The Arnold version was the first of three songs through the mid 1950s to spend 21 weeks at No. 1. In 1950, Hank Snow's "I'm Movin' On" would match the record, and in 1955, their record would become jointly held by Webb Pierce with his cover of Jimmie Rodgers' "In the Jailhouse Now." For 58 years, nobody would match their shared record until August 2013, when – thanks to methodology changes in how Billboard tabulated its Hot Country Songs chart (airplay, music downloads and online streaming) – "Cruise" by Florida Georgia Line matched the record of 21 weeks at No. 1. On August 10, "Cruise" spent its 22nd week at No. 1, surpassing the Arnold, Snow and Pierce songs for most weeks at No. 1.

==Covers==
The song went on to become a major country crooner standard.

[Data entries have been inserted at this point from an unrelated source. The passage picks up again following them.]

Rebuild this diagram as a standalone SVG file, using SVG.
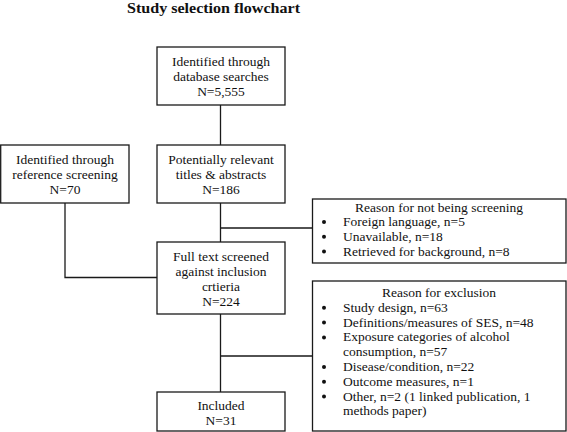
<svg xmlns="http://www.w3.org/2000/svg" width="567" height="432" viewBox="0 0 567 432">
<style>
.box{fill:#fff;stroke:#1a1a1a;stroke-width:1.3}
.ln{fill:none;stroke:#1a1a1a;stroke-width:1.3}
text{font-family:"Liberation Serif","Times New Roman",serif;font-size:13.5px;fill:#111}
.c{text-anchor:middle}
.t{font-weight:bold;font-size:14.5px}
.dot{fill:#111}
</style>
<rect width="567" height="432" fill="#fff"/>
<text class="t" x="127" y="12.5" textLength="173" lengthAdjust="spacingAndGlyphs">Study selection flowchart</text>
<g id="connectors">
<path class="ln" d="M220.5 105V145M220.5 203V242M220.5 314V392M65 203V277.5H157M220.5 228H312.5M220.5 356H312.5"/>
</g>
<g id="db">
<rect class="box" x="157" y="47" width="128" height="58"/>
<text class="c" x="221" y="66">Identified through</text>
<text class="c" x="221" y="81">database searches</text>
<text class="c" x="221" y="96">N=5,555</text>
</g>
<g id="ref">
<rect class="box" x="0.7" y="145" width="128.3" height="58"/>
<text class="c" x="65" y="164">Identified through</text>
<text class="c" x="65" y="179">reference screening</text>
<text class="c" x="65" y="194">N=70</text>
</g>
<g id="titles">
<rect class="box" x="157" y="145" width="128" height="58"/>
<text class="c" x="221" y="164">Potentially relevant</text>
<text class="c" x="221" y="179">titles &amp; abstracts</text>
<text class="c" x="221" y="194">N=186</text>
</g>
<g id="fulltext">
<rect class="box" x="157" y="242" width="128" height="72"/>
<text class="c" x="221" y="261">Full text screened</text>
<text class="c" x="221" y="276">against inclusion</text>
<text class="c" x="221" y="291">crtieria</text>
<text class="c" x="221" y="306">N=224</text>
</g>
<g id="included">
<rect class="box" x="157" y="392" width="128" height="39"/>
<text class="c" x="221" y="410">Included</text>
<text class="c" x="221" y="425">N=31</text>
</g>
<g id="notscreened">
<rect class="box" x="312.5" y="199" width="253.5" height="64"/>
<text class="c" x="439" y="211.5">Reason for not being screening</text>
<circle class="dot" cx="324" cy="222" r="2"/>
<circle class="dot" cx="324" cy="236.8" r="2"/>
<circle class="dot" cx="324" cy="251.6" r="2"/>
<text x="343" y="226">Foreign language, n=5</text>
<text x="343" y="240.8">Unavailable, n=18</text>
<text x="343" y="255.6">Retrieved for background, n=8</text>
</g>
<g id="exclusion">
<rect class="box" x="312.5" y="281" width="253.5" height="150"/>
<text class="c" x="439" y="297">Reason for exclusion</text>
<circle class="dot" cx="324" cy="307.8" r="2"/>
<circle class="dot" cx="324" cy="322.6" r="2"/>
<circle class="dot" cx="324" cy="337.4" r="2"/>
<circle class="dot" cx="324" cy="367" r="2"/>
<circle class="dot" cx="324" cy="381.8" r="2"/>
<circle class="dot" cx="324" cy="396.6" r="2"/>
<text x="343" y="311.8">Study design, n=63</text>
<text x="343" y="326.6">Definitions/measures of SES, n=48</text>
<text x="343" y="341.4">Exposure categories of alcohol</text>
<text x="343" y="356.2">consumption, n=57</text>
<text x="343" y="371">Disease/condition, n=22</text>
<text x="343" y="385.8">Outcome measures, n=1</text>
<text x="343" y="400.6">Other, n=2 (1 linked publication, 1</text>
<text x="343" y="415.4">methods paper)</text>
</g>
</svg>
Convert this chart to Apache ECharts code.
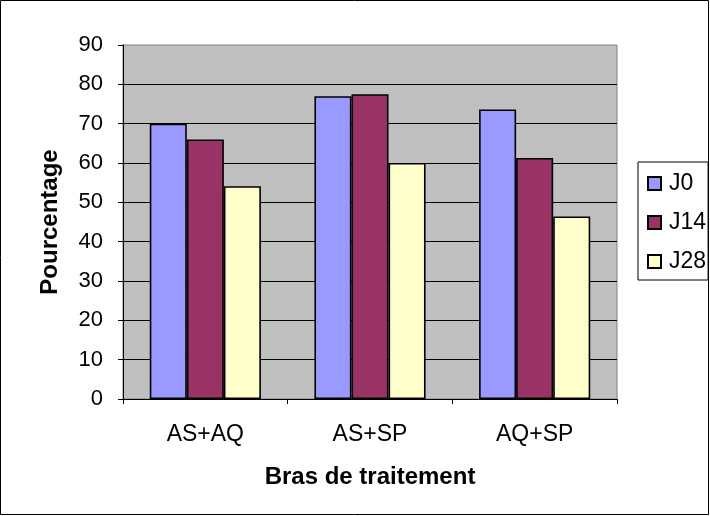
<!DOCTYPE html>
<html><head><meta charset="utf-8">
<script src="https://cdn.jsdelivr.net/npm/echarts@6/dist/echarts.min.js"></script>
<style>html,body{margin:0;padding:0;background:#fff}#c{width:710px;height:516px}</style>
</head><body><div id="c"></div>
<script>
var categories = ['AS+AQ', 'AS+SP', 'AQ+SP'];
var seriesNames = ['J0', 'J14', 'J28'];
var j0 = [70, 77, 73.6];
var j14 = [66, 77.5, 61.3];
var j28 = [54.1, 60, 46.4];
var colors = ['#9999FF', '#993366', '#FFFFCC'];
var values = [j0, j14, j28];
var font = '"Liberation Sans", Arial, sans-serif';
var chart = echarts.init(document.getElementById('c'));
chart.setOption({
  animation: false,
  textStyle: {fontFamily: font},
  grid: {left: 123, right: 93, top: 45, bottom: 117, show: true, backgroundColor: '#C0C0C0', borderColor: '#808080', borderWidth: 1},
  graphic: [{type: 'rect', shape: {x: 0.5, y: 0.5, width: 708, height: 514}, style: {fill: null, stroke: '#000', lineWidth: 1}, silent: true, z: -1}],
  legend: {
    orient: 'vertical', left: 638, top: 162,
    data: seriesNames,
    itemWidth: 13, itemHeight: 13, itemGap: 16,
    padding: [10, 2, 7, 9],
    borderColor: '#000', borderWidth: 1,
    textStyle: {fontFamily: font, fontSize: 23, lineHeight: 23, color: '#000', padding: [0, 0, 0, 3]},
    icon: 'rect'
  },
  xAxis: {
    type: 'category', data: categories,
    name: 'Bras de traitement', nameLocation: 'middle', nameGap: 66,
    nameTextStyle: {fontFamily: font, fontSize: 24, fontWeight: 'bold', color: '#000'},
    axisLine: {lineStyle: {color: '#000'}},
    axisTick: {show: true, length: 5, lineStyle: {color: '#000'}},
    axisLabel: {fontFamily: font, fontSize: 23, color: '#000', margin: 24},
    splitLine: {show: false}
  },
  yAxis: {
    type: 'value', min: 0, max: 90, interval: 10,
    name: 'Pourcentage', nameLocation: 'middle', nameGap: 61, nameRotate: 90,
    nameTextStyle: {fontFamily: font, fontSize: 24, fontWeight: 'bold', color: '#000'},
    axisLine: {show: true, lineStyle: {color: '#000'}},
    axisTick: {show: true, length: 5, lineStyle: {color: '#000'}},
    axisLabel: {fontFamily: font, fontSize: 22, color: '#000', margin: 20},
    splitLine: {show: true, showMaxLine: false, lineStyle: {color: '#000', width: 1}}
  },
  series: seriesNames.map(function (n, i) {
    return {
      name: n, type: 'bar', data: values[i],
      barGap: '0%', barCategoryGap: '32.5%',
      itemStyle: {color: colors[i], borderColor: '#000', borderWidth: 1.6}
    };
  })
});
</script></body></html>
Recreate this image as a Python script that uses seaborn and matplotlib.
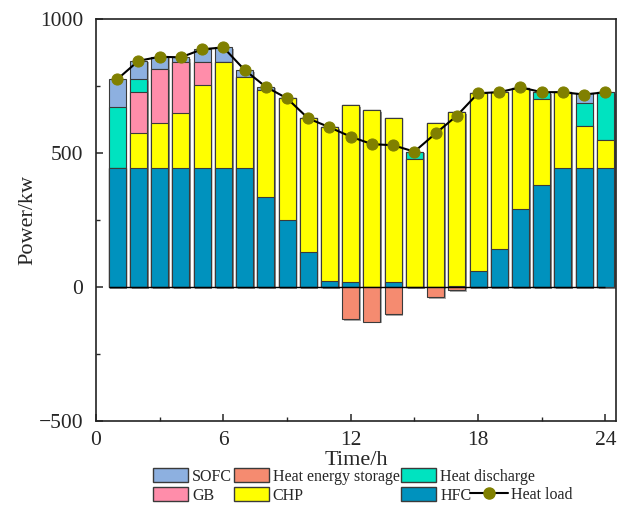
import numpy as np
import pandas as pd
import matplotlib
matplotlib.use("Agg")
import matplotlib.pyplot as plt
import matplotlib.patheffects as pe
from matplotlib.patches import Patch
from matplotlib.lines import Line2D
import seaborn as sns

hours = list(range(1, 25))
HFC = [443, 443, 443, 443, 443, 443, 443, 335, 250, 129, 21, 19, 0, 20, 0, 0, 4, 61, 141, 291, 379, 443, 443, 443]
CHP = [0, 133, 170, 205, 311, 395, 342, 400, 454, 500, 575, 660, 660, 612, 476, 611, 648, 662, 585, 450, 321, 284, 159, 105]
GB = [0, 153, 202, 193, 87, 0, 0, 0, 0, 0, 0, 0, 0, 0, 0, 0, 0, 0, 0, 0, 0, 0, 0, 0]
discharge = [230, 46, 0, 0, 0, 0, 0, 0, 0, 0, 0, 0, 0, 0, 29, 0, 0, 0, 0, 0, 27, 0, 83, 179]
SOFC = [102, 69, 44, 16, 46, 56, 25, 12, 0, 0, 0, 0, 0, 0, 0, 0, 0, 0, 0, 0, 0, 0, 38, 0]
storage = [0, 0, 0, 0, 0, 0, 0, 0, 0, 0, 0, -121, -129, -102, 0, -38, -11, 0, 0, 0, 0, 0, 0, 0]
heat_load = [775, 844, 859, 857, 887, 894, 810, 747, 704, 629, 596, 561, 533, 529, 505, 573, 639, 723, 727, 745, 727, 727, 718, 727]
y_ticks = [-500, 0, 500, 1000]
y_ticklabels = ["\u2212500", "0", "500", "1000"]
x_ticks = [0, 6, 12, 18, 24]

colors = {
    "SOFC": "#8DB0E0",
    "Heat energy storage": "#F58B70",
    "Heat discharge": "#00E3C0",
    "GB": "#FF8DAA",
    "CHP": "#FFFF00",
    "HFC": "#0092BE",
}

sns.set_style("ticks")
plt.rcParams["font.family"] = ["Liberation Serif", "DejaVu Serif"]

fig = plt.figure(figsize=(6.18, 5.09), dpi=100)
ax = fig.add_axes([96 / 618, 1 - 421 / 509, (616 - 96) / 618, (421 - 19) / 509])

df = pd.DataFrame({"hour": hours, "HFC": HFC, "CHP": CHP, "GB": GB,
                   "Heat discharge": discharge, "SOFC": SOFC,
                   "Heat energy storage": storage})
order = ["HFC", "CHP", "GB", "Heat discharge", "SOFC"]
cum = df[order].cumsum(axis=1)

shadow = [pe.SimplePatchShadow(offset=(1.2, -1.2), shadow_rgbFace="#888888", alpha=0.7), pe.Normal()]

# draw from top layer downwards so lower layers overlay upper cumulative bars
for name in reversed(order):
    sns.barplot(x=df["hour"], y=cum[name], native_scale=True, color=colors[name],
                saturation=1, errorbar=None, width=0.8, edgecolor="#3a3a3a",
                linewidth=0.8, ax=ax)
sns.barplot(x=df["hour"], y=df["Heat energy storage"], native_scale=True,
            color=colors["Heat energy storage"], saturation=1, errorbar=None, width=0.8,
            edgecolor="#3a3a3a", linewidth=0.8, ax=ax)
for p in ax.patches:
    p.set_path_effects(shadow)

ax.hlines(0, hours[0] - 0.4, hours[-1], color="black", lw=1.0, zorder=3)

sns.lineplot(x=hours, y=heat_load, color="black", lw=1.5, marker="o",
             markersize=8, markerfacecolor="#808000", markeredgecolor="#808000",
             ax=ax, zorder=5)

ax.set_xlim(0, 24.5)
ax.set_ylim(-500, 1000)
ax.set_xticks(x_ticks)
ax.set_xticks([3, 9, 15, 21], minor=True)
ax.set_yticks(y_ticks)
ax.set_yticks([-250, 250, 750], minor=True)
ax.tick_params(axis="both", which="major", direction="in", length=5, width=1.1, labelsize=15.5)
ax.tick_params(axis="y", which="major", pad=9)
ax.tick_params(axis="x", which="major", pad=7)
ax.tick_params(axis="both", which="minor", direction="in", length=3, width=1.0)
ax.tick_params(top=False, right=False)
for s in ax.spines.values():
    s.set_linewidth(1.2)
    s.set_color("#222222")
    s.set_visible(True)
ax.set_xlabel("Time/h", fontsize=16, labelpad=1)
ax.set_ylabel("Power/kw", fontsize=16, labelpad=1)
ax.set_yticklabels(y_ticklabels)

handles = [
    Patch(facecolor=colors["SOFC"], edgecolor="#3a3a3a", label="SOFC"),
    Patch(facecolor=colors["GB"], edgecolor="#3a3a3a", label="GB"),
    Patch(facecolor=colors["Heat energy storage"], edgecolor="#3a3a3a", label="Heat energy storage"),
    Patch(facecolor=colors["CHP"], edgecolor="#3a3a3a", label="CHP"),
    Patch(facecolor=colors["Heat discharge"], edgecolor="#3a3a3a", label="Heat discharge"),
    Patch(facecolor=colors["HFC"], edgecolor="#3a3a3a", label="HFC"),
]
fig.legend(handles=handles, ncol=3,
           loc="upper left", bbox_to_anchor=(153 / 618, 1 - 468 / 509), frameon=False,
           fontsize=11.5, handlelength=2.2, handleheight=1.0, handletextpad=0.25,
           columnspacing=0.1, labelspacing=0.15, borderpad=0, borderaxespad=0)
line_handle = Line2D([0], [0], color="black", lw=1.5, marker="o", markersize=8,
                     markerfacecolor="#808000", markeredgecolor="#808000", label="Heat load")
fig.legend(handles=[line_handle], loc="center left",
           bbox_to_anchor=(470 / 618, 1 - 495 / 509), frameon=False,
           fontsize=11.5, handlelength=2.35, handletextpad=0.2, borderpad=0, borderaxespad=0)

fig.savefig("out.png", dpi=100)
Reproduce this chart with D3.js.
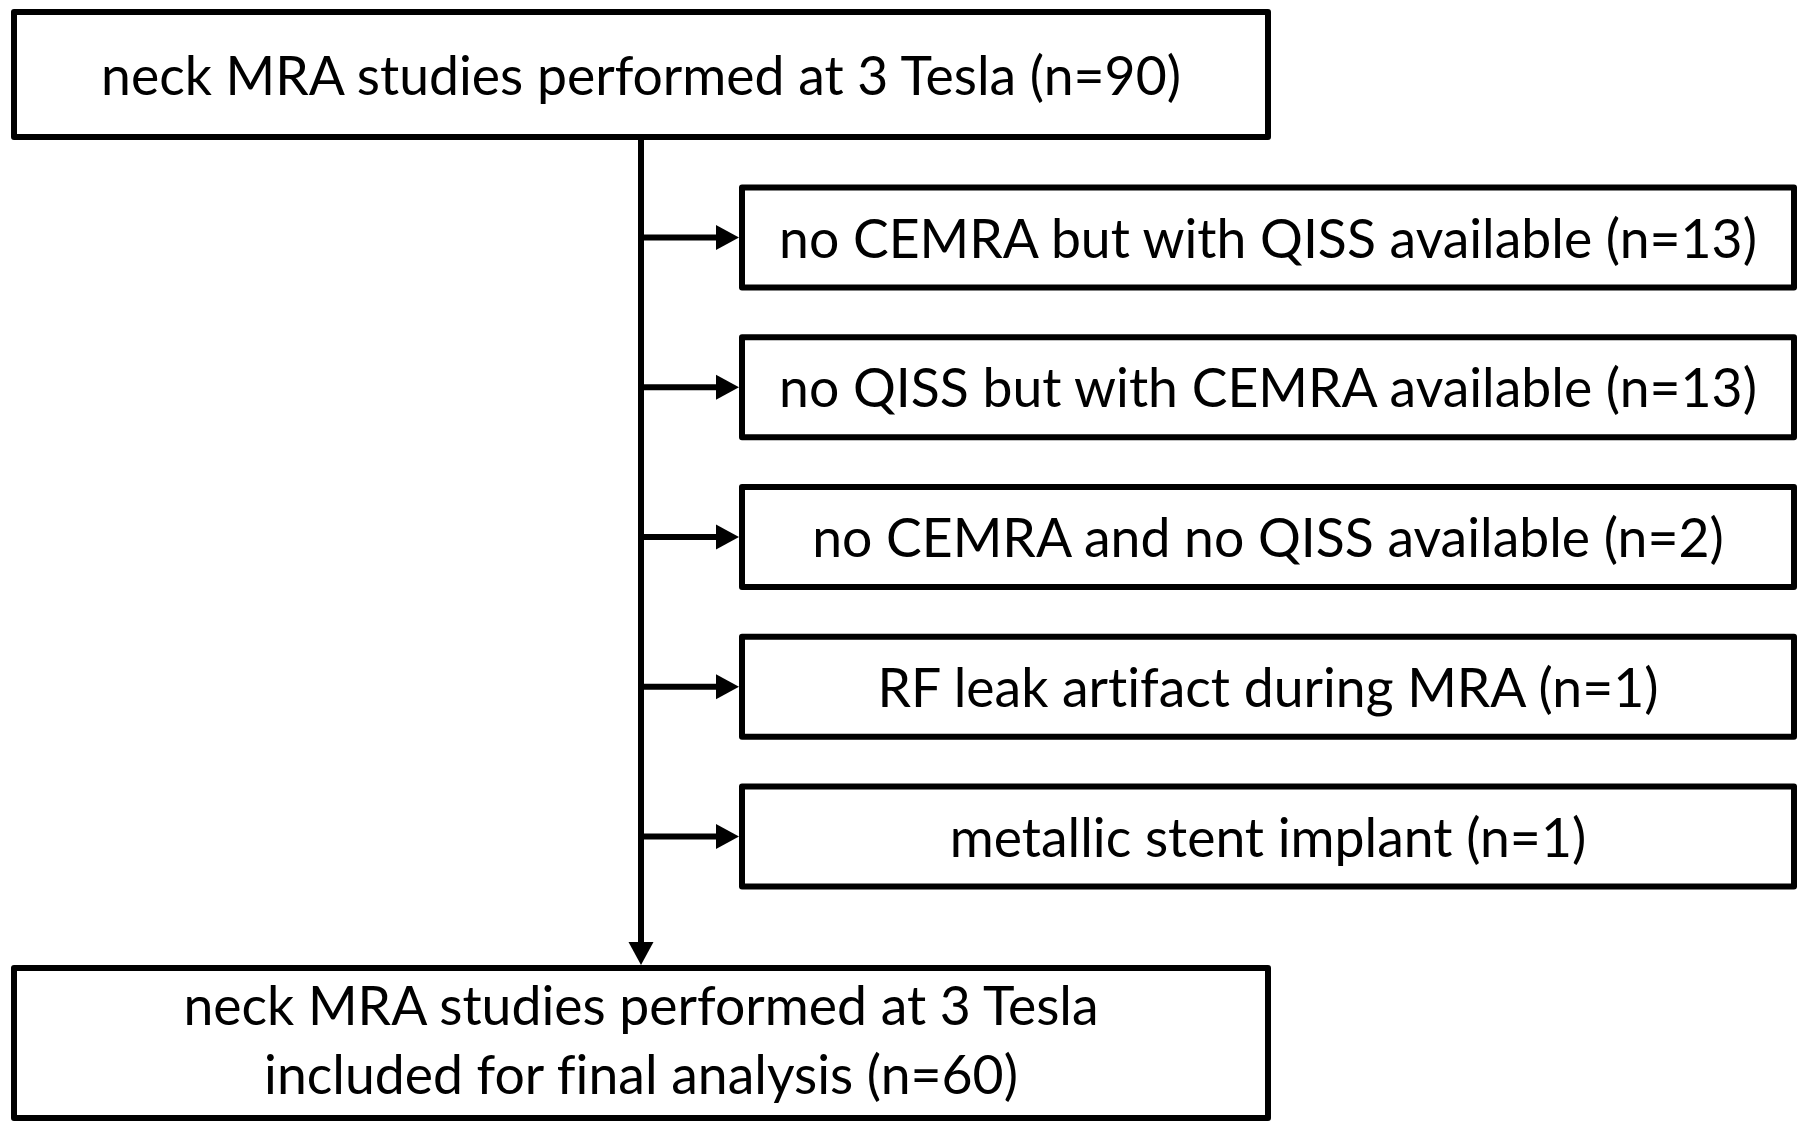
<!DOCTYPE html>
<html>
<head>
<meta charset="utf-8">
<script src="https://cdn.jsdelivr.net/npm/d3@7/dist/d3.min.js"></script>
<style>
  html, body { margin: 0; padding: 0; background: #fff; }
  svg { display: block; }
  text { font-family: Lato, "Open Sans", sans-serif; fill: #000; font-variant-ligatures: none; }
</style>
</head>
<body>
<svg id="chart" width="1810" height="1136"></svg>
<script>
// ---- data ----
const topLabel = ["neck MRA studies performed at 3 Tesla (n=90)"];
const exclusionLabels = [
  "no CEMRA but with QISS available (n=13)",
  "no QISS but with CEMRA available (n=13)",
  "no CEMRA and no QISS available (n=2)",
  "RF leak artifact during MRA (n=1)",
  "metallic stent implant (n=1)"
];
const exclusionCounts = [13, 13, 2, 1, 1];
const bottomLabel = ["neck MRA studies performed at 3 Tesla", "included for final analysis (n=60)"];

// ---- layout ----
const svg = d3.select("#chart");
const SW = 6;          // stroke width
const FS = 53.5;       // font size
const mainX0 = 14, mainX1 = 1268;
const sideX0 = 742, sideX1 = 1794;
const trunkX = 641;
const boxH = 100;

const y = d3.scalePoint().domain(d3.range(exclusionLabels.length)).range([237.5, 836.5]);

const topBox = {y0: 12, y1: 137};
const botBox = {y0: 968, y1: 1118};

function box(x0, y0, x1, y1) {
  svg.append("rect")
    .attr("x", x0).attr("y", y0)
    .attr("width", x1 - x0).attr("height", y1 - y0)
    .attr("fill", "#fff").attr("stroke", "#000")
    .attr("stroke-width", SW).attr("stroke-linejoin", "round");
}

// trunk line
svg.append("line")
  .attr("x1", trunkX).attr("x2", trunkX)
  .attr("y1", topBox.y1).attr("y2", botBox.y0 - 20)
  .attr("stroke", "#000").attr("stroke-width", SW);

// down arrowhead
const tipY = botBox.y0 - SW / 2;
svg.append("path")
  .attr("d", d3.line()([[trunkX - 12.5, tipY - 23], [trunkX + 12.5, tipY - 23], [trunkX, tipY]]) + "Z")
  .attr("fill", "#000");

// top box
box(mainX0, topBox.y0, mainX1, topBox.y1);
svg.append("text")
  .attr("x", (mainX0 + mainX1) / 2)
  .attr("y", (topBox.y0 + topBox.y1) / 2 + 20)
  .attr("text-anchor", "middle")
  .attr("font-size", FS)
  .text(topLabel[0]);

// exclusion boxes
const g = svg.selectAll("g.excl").data(exclusionLabels).join("g").attr("class", "excl");
g.each(function(label, i) {
  const cy = y(i);
  const sel = d3.select(this);
  const tipX = sideX0 - SW / 2;
  sel.append("line")
    .attr("x1", trunkX).attr("x2", tipX - 20)
    .attr("y1", cy).attr("y2", cy)
    .attr("stroke", "#000").attr("stroke-width", SW);
  sel.append("path")
    .attr("d", d3.line()([[tipX - 23, cy - 12.5], [tipX - 23, cy + 12.5], [tipX, cy]]) + "Z")
    .attr("fill", "#000");
  sel.append("rect")
    .attr("x", sideX0).attr("y", cy - boxH / 2)
    .attr("width", sideX1 - sideX0).attr("height", boxH)
    .attr("fill", "#fff").attr("stroke", "#000")
    .attr("stroke-width", SW).attr("stroke-linejoin", "round");
  sel.append("text")
    .attr("x", (sideX0 + sideX1) / 2)
    .attr("y", cy + 20)
    .attr("text-anchor", "middle")
    .attr("font-size", FS)
    .text(label);
});

// bottom box
box(mainX0, botBox.y0, mainX1, botBox.y1);
const bl = [1025, 1094];
svg.selectAll("text.bot").data(bottomLabel).join("text")
  .attr("class", "bot")
  .attr("x", (mainX0 + mainX1) / 2)
  .attr("y", (d, i) => bl[i])
  .attr("text-anchor", "middle")
  .attr("font-size", FS)
  .text(d => d);
</script>
</body>
</html>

The song also appeared on the Billboard pop chart in 1951 with recordings by Eddie Fisher and Toni Arden.
Among others the songs was covered by:
- Elvis Presley
- Dean Martin, Glen Campbell
- Slim Whitman
- Jerry Lee Lewis
- In 1977, the song was covered by Jan Howard. Her version, released on Con Brio Records, became a minor hit on the Billboard country chart.

==Popular culture==
- It was played by Don Walser in the 1998 film The Hi-Lo Country, a performance regarded as one of the highlights of the movie.